Do renomado jornalista inglês Robert Fisk, 62, do "The Independent", hoje, na Folha de São Paulo:
Como é fácil desconsiderar a história dos palestinos, apagar a narrativa de sua tragédia, evitar mencionar uma grotesca ironia sobre Gaza que em qualquer outro conflito estaria entre os primeiros fatos a serem mencionados pelos jornalistas: o fato de que os proprietários originais, legais, das terras israelenses que os foguetes do Hamas agora tomam como alvo vivem em Gaza.
É por isso que Gaza existe: os palestinos que viviam em Ashkelon e nos campos vizinhos -Askalaan, em árabe- foram expulsos de suas terras em 1948, quando Israel foi criado, e terminaram nas praias de Gaza. Eles ou seus filhos, netos e bisnetos estão entre o 1,5 milhão de palestinos amontoados na fossa fétida de Gaza, onde 80% das famílias um dia viveram em terras que hoje pertencem a Israel. Esse é o verdadeiro assunto, em termos históricos: a maioria dos moradores de Gaza não vem de Gaza.
Mas, ao assistir aos telejornais, seria de imaginar que a história começou ontem, que um bando de islâmicos anti-semitas, barbados e lunáticos subitamente irrompeu dos cortiços de Gaza e começou a disparar mísseis contra Israel, um Estado democrático e amante da paz, e por isso atraiu a justa vingança da Força Aérea israelense. O fato de que as cinco irmãs mortas no campo de Jabaliya tenham avós oriundos das mesmas terras cujos proprietários mais recentes as mataram em um bombardeio simplesmente não é mencionado.
Tanto Yitzhak Rabin quanto Shimon Peres disseram, nos anos 90, que desejavam que Gaza simplesmente desaparecesse, e o motivo é compreensível. A existência de Gaza serve como lembrete aos israelenses das centenas de milhares de palestinos que perderam seus lares, que fugiram ou foram expulsos por medo da limpeza étnica que Israel conduziu 60 anos atrás, quando levas de refugiados ainda vagueavam pela Europa e um bando de árabes expulsos de suas terras não preocupava o mundo.
Bem, o mundo deveria se preocupar, agora. Aglomerado em uma das regiões mais superpovoadas do planeta vive um povo que mora em meio ao lixo e aos esgotos e, nos últimos seis meses, vive sem energia elétrica ou comida suficiente, vítima de sanções impostas por nós, o Ocidente. Infelizmente para os palestinos, a mais poderosa voz política -e falo do intelectual Edward Said, e não do corrupto Iasser Arafat (que falta os israelenses devem sentir dele no momento)- se calou, e o sofrimento deles não está sendo exposto ao mundo por seus deploráveis e tolos porta-vozes.

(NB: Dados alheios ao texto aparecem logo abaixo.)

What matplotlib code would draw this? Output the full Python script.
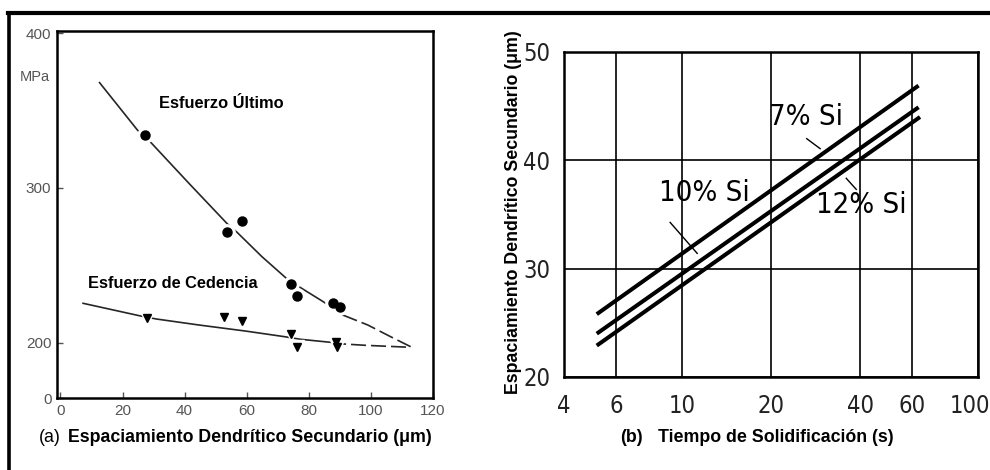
import os
import numpy as np
import matplotlib.pyplot as plt
from matplotlib import font_manager as fm
from matplotlib import transforms as mtrans
from matplotlib.lines import Line2D
from matplotlib.ticker import NullLocator

plt.rcParams['font.family'] = ['Liberation Sans', 'DejaVu Sans']

# (a) tensile data vs. secondary dendrite arm spacing (um), MPa
ult_x = [27.4, 53.6, 58.4, 74.4, 76.3, 87.8, 90.1]
ult_y = [334.2, 271.6, 278.7, 238.1, 230.3, 225.8, 223.2]
yld_x = [28.0, 52.6, 58.4, 74.4, 76.3, 88.8, 89.1]
yld_y = [216.1, 216.8, 214.2, 205.8, 197.4, 200.8, 197.2]

# fitted curves (solid part, then dashed extrapolation)
ult_cx = [12.6, 24.8, 29.3, 41.4, 53.7, 56.8, 64.9, 73.4, 84.6, 91.0]
ult_cy = [368, 337.4, 329, 303, 277, 271.6, 255.7, 240.6, 226.7, 218]
ult_dx = [91.0, 99.0, 106.4, 112.8]
ult_dy = [218, 211.6, 204, 197.6]
yld_cx = [7.3, 25.4, 30.8, 44.6, 59.6, 72.4, 77.2, 87.2]
yld_cy = [225.6, 217.6, 215.5, 211.6, 207.7, 204, 202.4, 200.4]
yld_dx = [87.2, 91.6, 98.2, 112.8]
yld_dy = [200.4, 199.3, 198.5, 197.2]

a_xticks = [0, 20, 40, 60, 80, 100, 120]
a_yticks = [164.5, 200, 300, 400]
a_yticklabels = ['0', '200', '300', '400']

# (b) SDAS vs. solidification time
si_labels = ['7% Si', '10% Si', '12% Si']
t_start = [5.16, 5.16, 5.16]
t_end = [63.0, 63.0, 63.7]
sdas_start = [25.8, 24.0, 22.9]
sdas_end = [46.9, 44.9, 44.0]

b_xticks = [4, 6, 10, 20, 40, 60, 100]
b_yticks = [20, 30, 40, 50]


# the original panel (b) uses a condensed face; take one if installed
def find_narrow():
    prefs = ['liberationsansnarrow-regular', 'dejavusanscondensed.', 'notosans-condensed.',
             'robotocondensed-regular', 'opensans-condensedregular']
    files = [f.fname for f in fm.fontManager.ttflist]
    for p in prefs:
        for fn in files:
            if p in os.path.basename(fn).lower():
                return fn
    return None


nfile = find_narrow()
if nfile:
    bfont = fm.FontProperties(fname=nfile)
    tick_fs, si_fs = 17, 21
else:
    bfont = fm.FontProperties(family='Liberation Sans')
    tick_fs, si_fs = 14, 16

W, H = 990, 470
fig = plt.figure(figsize=(9.9, 4.7), dpi=100)


def fx(px):
    return px / W


def fy(py):
    return 1 - py / H


# ---- panel (a)
ax1 = fig.add_axes([fx(57), fy(398), 376 / W, 367 / H])
lc = '#262626'
ax1.plot(ult_cx, ult_cy, color=lc, lw=1.2)
ax1.plot(ult_dx, ult_dy, color=lc, lw=1.2, dashes=(9, 3))
ax1.plot(yld_cx, yld_cy, color=lc, lw=1.2)
ax1.plot(yld_dx, yld_dy, color=lc, lw=1.2, dashes=(9, 3))

# white halos give the small breaks of the line around each marker
ax1.plot(ult_x, ult_y, 'o', ms=11, color='white', zorder=3)
ax1.plot(yld_x, yld_y, 'v', ms=10, color='white', zorder=3)
ax1.plot(ult_x, ult_y, 'o', ms=6.5, color='black', zorder=4)
ax1.plot(yld_x, yld_y, 'v', ms=6, color='black', zorder=4)

ax1.set_xlim(-1.1, 119.8)
ax1.set_ylim(164.5, 401.3)
ax1.set_xticks(a_xticks)
ax1.set_yticks(a_yticks)
ax1.set_yticklabels(a_yticklabels)
ax1.tick_params(direction='in', length=4, width=1, colors='#555555',
                labelsize=11, pad=4)
for s in ax1.spines.values():
    s.set_linewidth(1.8)
    s.set_color('black')

ax1.text(31.8, 354.8, 'Esfuerzo Último', fontsize=11.8, fontweight='bold', va='center')
ax1.text(8.8, 238.7, 'Esfuerzo de Cedencia', fontsize=11.8, fontweight='bold', va='center')
fig.text(fx(35), fy(77), 'MPa', ha='center', va='center', fontsize=10.5, color='#555555')

fig.text(fx(39), fy(438), '(a)', fontsize=12.8, va='center')
fig.text(fx(68), fy(438), 'Espaciamiento Dendrítico Secundario (μm)', fontsize=12.8,
         fontweight='bold', va='center')

# ---- panel (b)
ax2 = fig.add_axes([fx(564), fy(377), 414 / W, 325 / H])
ax2.set_xscale('log')
ax2.set_xlim(4, 100)
ax2.set_ylim(20, 50)
ax2.set_xticks(b_xticks)
ax2.set_xticklabels([str(v) for v in b_xticks])
ax2.xaxis.set_minor_locator(NullLocator())
ax2.set_yticks(b_yticks)
ax2.set_yticklabels([str(v) for v in b_yticks])
ax2.tick_params(length=0, colors='#222222', labelsize=tick_fs)
ax2.tick_params(axis='x', pad=12)
ax2.tick_params(axis='y', pad=10)
ax2.grid(True, color='black', lw=1.2)
ax2.set_axisbelow(True)
for s in ax2.spines.values():
    s.set_linewidth(1.8)
for lab in ax2.get_xticklabels() + ax2.get_yticklabels():
    lab.set_fontproperties(bfont)
    lab.set_fontsize(tick_fs)
# nudge "100" so it stays inside the picture, as in the original
last = ax2.get_xticklabels()[-1]
last.set_transform(last.get_transform() +
                   mtrans.ScaledTranslation(-6 / 72, 0, fig.dpi_scale_trans))

for i in range(3):
    ax2.plot([t_start[i], t_end[i]], [sdas_start[i], sdas_end[i]], color='black',
             lw=2.9, solid_capstyle='butt', zorder=3)

ax2.text(26.3, 43.97, si_labels[0], fontproperties=bfont, fontsize=si_fs,
         ha='center', va='center')
ax2.plot([26.4, 29.3], [42.0, 41.08], color='black', lw=1)
ax2.text(11.9, 36.95, si_labels[1], fontproperties=bfont, fontsize=si_fs,
         ha='center', va='center')
ax2.plot([9.13, 11.27], [34.27, 31.41], color='black', lw=1)
ax2.text(40.3, 35.84, si_labels[2], fontproperties=bfont, fontsize=si_fs,
         ha='center', va='center')
ax2.plot([35.9, 38.8], [38.34, 37.32], color='black', lw=1)

fig.text(fx(513), fy(212), 'Espaciamiento Dendrítico Secundario (μm)', rotation=90,
         fontsize=12.8, fontweight='bold', ha='center', va='center')
fig.text(fx(620), fy(438), '(b)', fontsize=12.8, fontweight='bold', va='center')
fig.text(fx(658), fy(438), 'Tiempo de Solidificación (s)', fontsize=12.8,
         fontweight='bold', va='center')

# outer frame (top and left edges only)
fig.add_artist(Line2D([fx(8), 1], [fy(13), fy(13)], transform=fig.transFigure,
                      color='black', lw=3))
fig.add_artist(Line2D([fx(9), fx(9)], [0, fy(13)], transform=fig.transFigure,
                      color='black', lw=2.6))

fig.savefig('out.png', dpi=100)
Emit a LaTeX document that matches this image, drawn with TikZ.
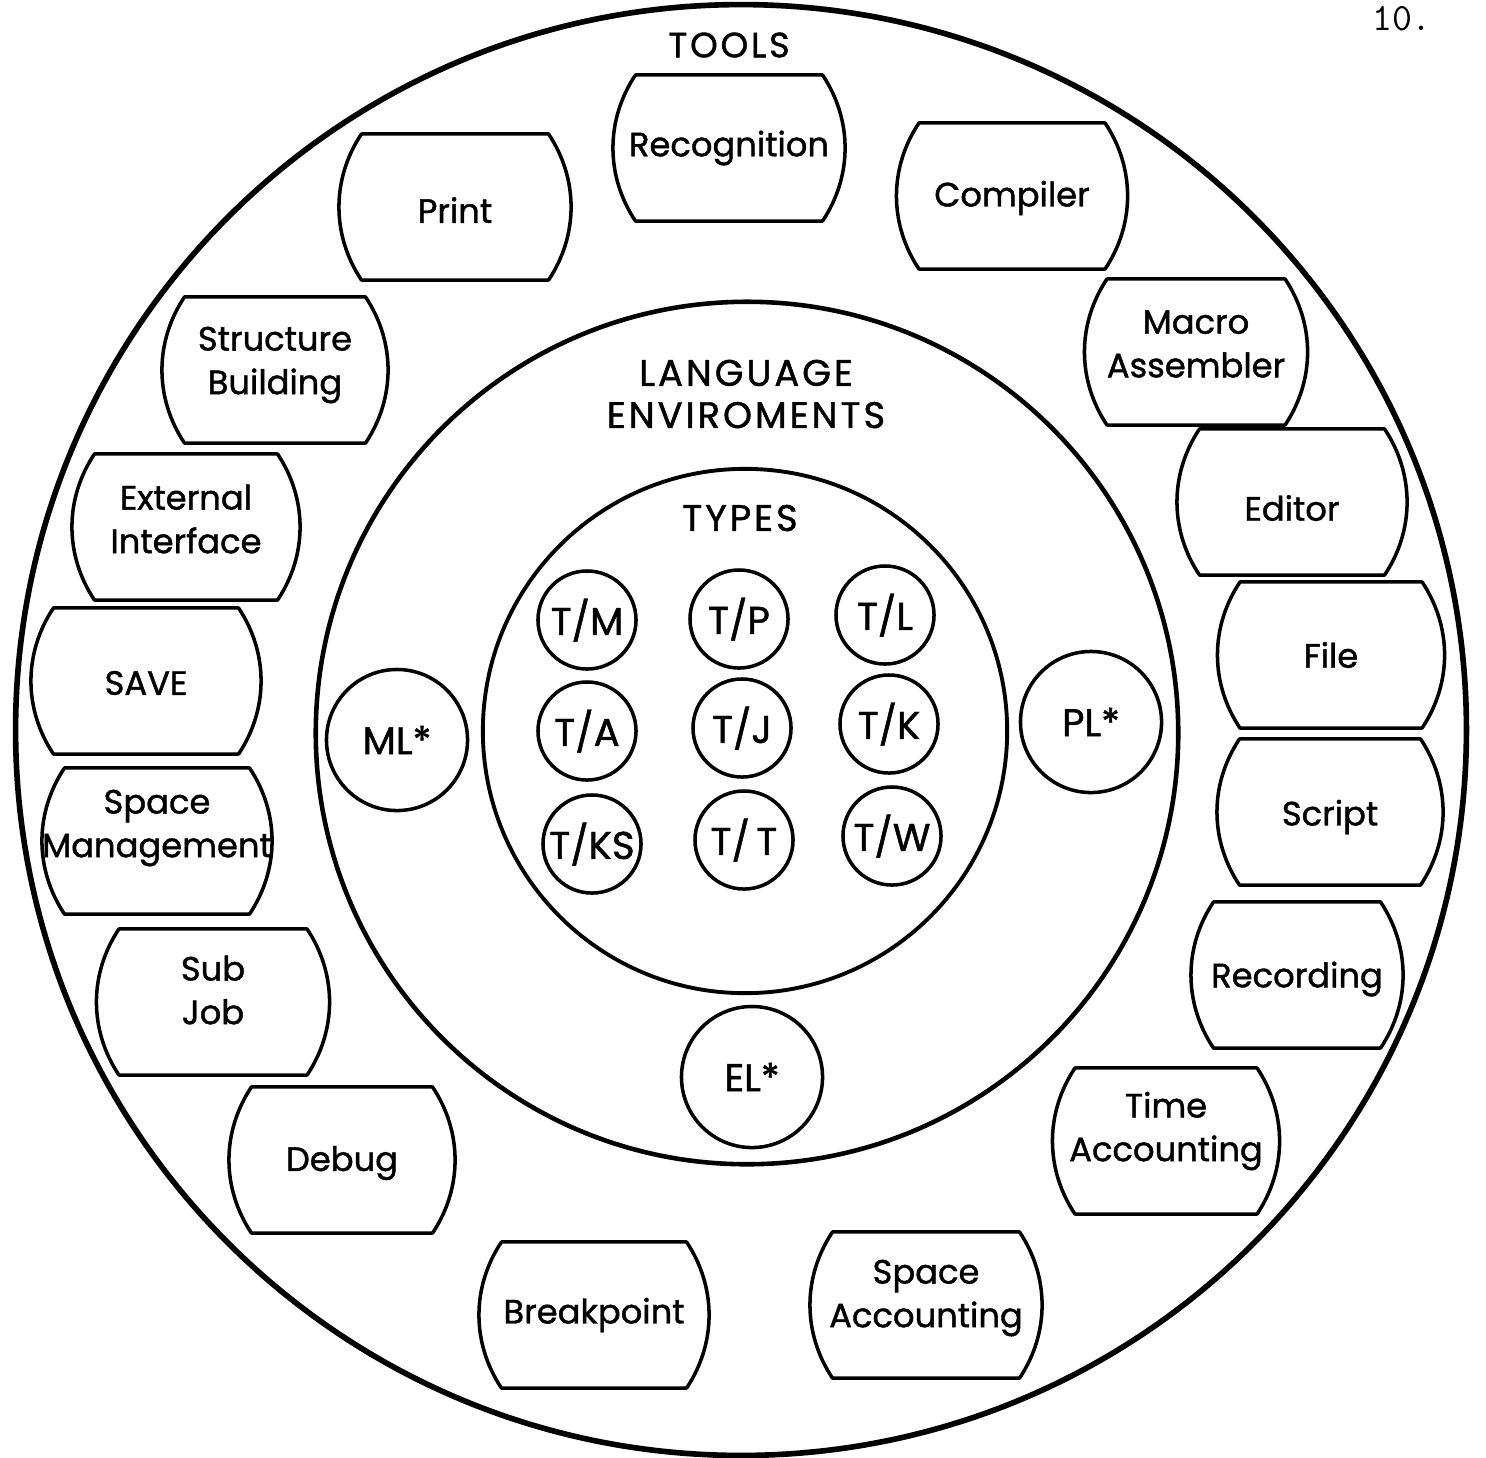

"Trata-se do lugar mais aterrorizante que já visitei", disse Said sobre Gaza. É claro que coube à ministra do Exterior israelense, Tzipi Livni, admitir que "ocasionalmente os civis também têm de pagar", argumento que ela não apresentaria caso as estatísticas sobre mortos fossem revertidas. Se mais de 300 israelenses tivessem morrido, podem ter certeza de que os números seriam enfatizados.
Descobrir que tanto os EUA quanto o Reino Unido se recusam a condenar a agressão israelense e atribuem a culpa ao Hamas não surpreende. A política dos EUA e a de Israel para o Oriente Médio se tornaram impossíveis de distinguir. Como de hábito, os sátrapas árabes, em larga medida bancados pelo Ocidente, optaram pelo silêncio e convocaram uma ridícula conferência de cúpula sobre a crise, que apontará um comitê para preparar um relatório que jamais será redigido.
Pois é assim que funciona o mundo árabe e seus corruptos governantes. Quanto ao Hamas, ele com certeza apreciará o desconforto causado aos potentados árabes e esperará cinicamente que Israel dialogue com ele. E o diálogo acontecerá.
Na verdade, dentro de alguns meses, seremos informados de que Israel e o Hamas vinham conduzindo "negociações secretas" da mesma maneira que um dia ouvimos a mesma notícia sobre Israel e a ainda mais corrupta OLP (Organização para a Libertação da Palestina). Mas, quando isso acontecer, os mortos já estarão sepultados, e nós estaremos enfrentando a crise que surgirá depois da mais nova crise.